1.What are the points to be considered by a secretary while corresponding with the directors?
The points to be considered by a secretary while corresponding with the directors.
(1) Prompt reply: The secretary should give a prompt reply to the questions or queries raised by the directors. A prompt reply is very important and necessary in every correspondence. A prompt and complete reply to the director’s letters or queries shows gentle and polite behavior on the part of the secretary.
(2) Politeness: A courteous (polite) letters show empathy, respect, and mutual understanding. The language of the letter drafted to the directors must be polite and courteous. The approach of the letters should be friendly, skillful, submissive, and natural.

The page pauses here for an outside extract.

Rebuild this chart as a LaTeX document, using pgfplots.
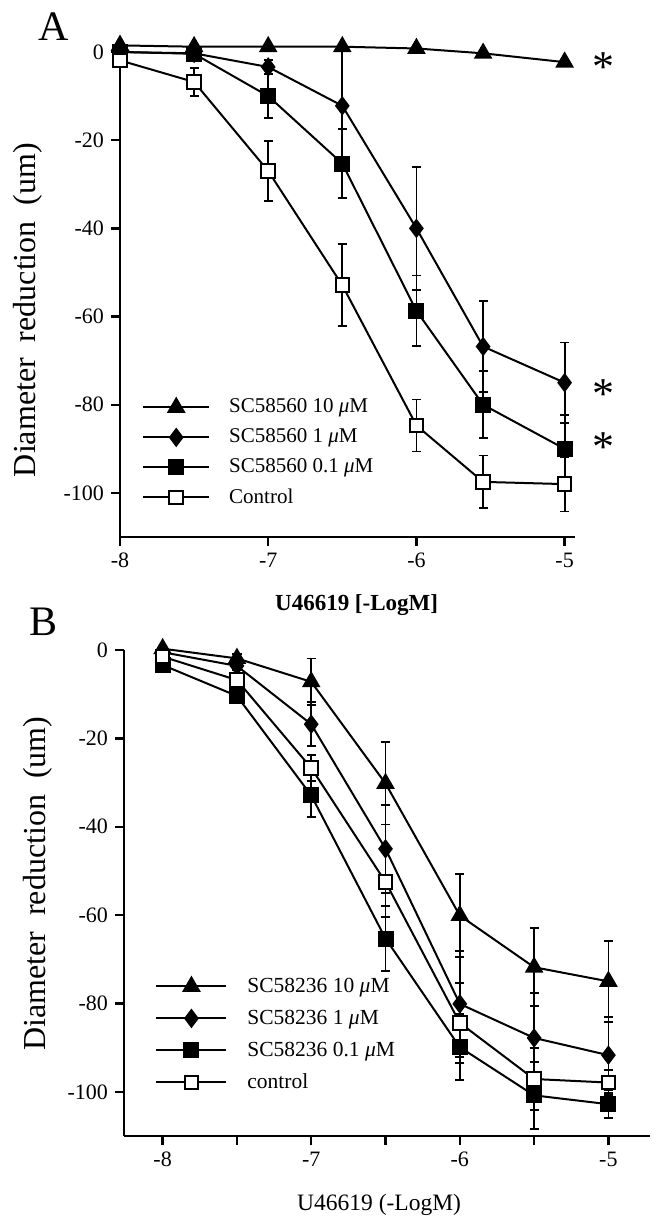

It helps to get a prompt and favourable reply and also helps to build up the goodwill for the organisation.
(3) Initiative: An initiative means the start of something with the hope that it will continue. It is an ability to assess and initiate things independently. In a company, the secretary is required to take initiative in making arrangements for the board meetings and shareholders’ meetings. The secretary informs the directors to convene general meetings of the company on schedule time.
(4) Accuracy: The secretary must furnish accurate, complete, up-to-date, true, and error-free information about every aspect of the business to the directors. The correct numerical, factual presentation about the business activities helps the directors to take accurate, appropriate, and wise decisions.
(5) Brevity: The letter written by the Secretary to the directors should be precise, brief, and to the point. Unnecessary information, irrelevant message or explanation, lengthy paragraphs, etc. should not be included in the letters. The secretary should provide maximum information in minimum words. He should provide all the information in a concise or compact manner.